> [EXERCISE BRIEF]
Write out exactly the lines below that run from the one containing "Emit a LaTeX" through the one containing "(0,0) rectangle (827,724);", both included, with no other lines.

> [DATA SECTION]
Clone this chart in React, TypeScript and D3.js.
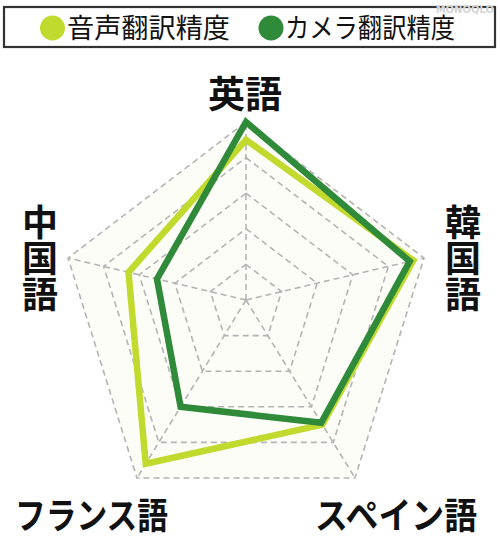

...

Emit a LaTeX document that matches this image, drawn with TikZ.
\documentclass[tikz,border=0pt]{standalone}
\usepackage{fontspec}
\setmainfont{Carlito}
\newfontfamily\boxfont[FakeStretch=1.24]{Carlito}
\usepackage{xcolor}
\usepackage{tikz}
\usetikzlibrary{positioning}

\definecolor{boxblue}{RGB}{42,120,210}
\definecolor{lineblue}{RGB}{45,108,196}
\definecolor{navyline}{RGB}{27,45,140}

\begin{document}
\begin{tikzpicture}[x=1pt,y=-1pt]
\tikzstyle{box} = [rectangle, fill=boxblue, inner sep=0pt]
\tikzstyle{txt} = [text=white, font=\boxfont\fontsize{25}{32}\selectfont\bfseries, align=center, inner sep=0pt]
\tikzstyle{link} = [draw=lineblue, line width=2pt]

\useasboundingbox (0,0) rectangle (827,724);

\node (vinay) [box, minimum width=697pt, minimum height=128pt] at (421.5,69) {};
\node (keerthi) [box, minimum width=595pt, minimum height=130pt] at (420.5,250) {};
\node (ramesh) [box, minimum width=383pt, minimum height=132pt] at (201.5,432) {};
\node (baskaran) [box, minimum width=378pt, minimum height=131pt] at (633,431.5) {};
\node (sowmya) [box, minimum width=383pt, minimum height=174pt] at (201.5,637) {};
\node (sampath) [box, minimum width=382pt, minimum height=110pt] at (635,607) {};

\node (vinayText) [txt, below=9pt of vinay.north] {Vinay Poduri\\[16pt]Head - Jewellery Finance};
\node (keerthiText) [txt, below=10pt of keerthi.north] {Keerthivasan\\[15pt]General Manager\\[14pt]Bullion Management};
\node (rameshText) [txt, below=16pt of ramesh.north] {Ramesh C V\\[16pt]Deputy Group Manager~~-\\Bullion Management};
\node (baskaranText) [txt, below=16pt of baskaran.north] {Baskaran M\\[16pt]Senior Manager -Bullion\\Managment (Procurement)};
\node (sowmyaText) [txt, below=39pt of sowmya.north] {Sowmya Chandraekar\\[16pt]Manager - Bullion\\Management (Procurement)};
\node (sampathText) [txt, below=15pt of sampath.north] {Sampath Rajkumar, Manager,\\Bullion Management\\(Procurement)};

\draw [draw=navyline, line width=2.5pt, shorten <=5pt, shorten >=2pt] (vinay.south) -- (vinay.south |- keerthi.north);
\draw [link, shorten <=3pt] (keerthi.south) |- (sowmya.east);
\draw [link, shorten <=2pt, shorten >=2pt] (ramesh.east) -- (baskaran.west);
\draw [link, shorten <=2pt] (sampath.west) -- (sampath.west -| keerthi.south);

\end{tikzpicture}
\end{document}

> [FINISHED EXERCISE]
Emit a LaTeX document that matches this image, drawn with TikZ.
\documentclass[tikz,border=0pt]{standalone}
\usepackage{fontspec}
\setmainfont{Carlito}
\newfontfamily\boxfont[FakeStretch=1.24]{Carlito}
\usepackage{xcolor}
\usepackage{tikz}
\usetikzlibrary{positioning}

\definecolor{boxblue}{RGB}{42,120,210}
\definecolor{lineblue}{RGB}{45,108,196}
\definecolor{navyline}{RGB}{27,45,140}

\begin{document}
\begin{tikzpicture}[x=1pt,y=-1pt]
\tikzstyle{box} = [rectangle, fill=boxblue, inner sep=0pt]
\tikzstyle{txt} = [text=white, font=\boxfont\fontsize{25}{32}\selectfont\bfseries, align=center, inner sep=0pt]
\tikzstyle{link} = [draw=lineblue, line width=2pt]

\useasboundingbox (0,0) rectangle (827,724);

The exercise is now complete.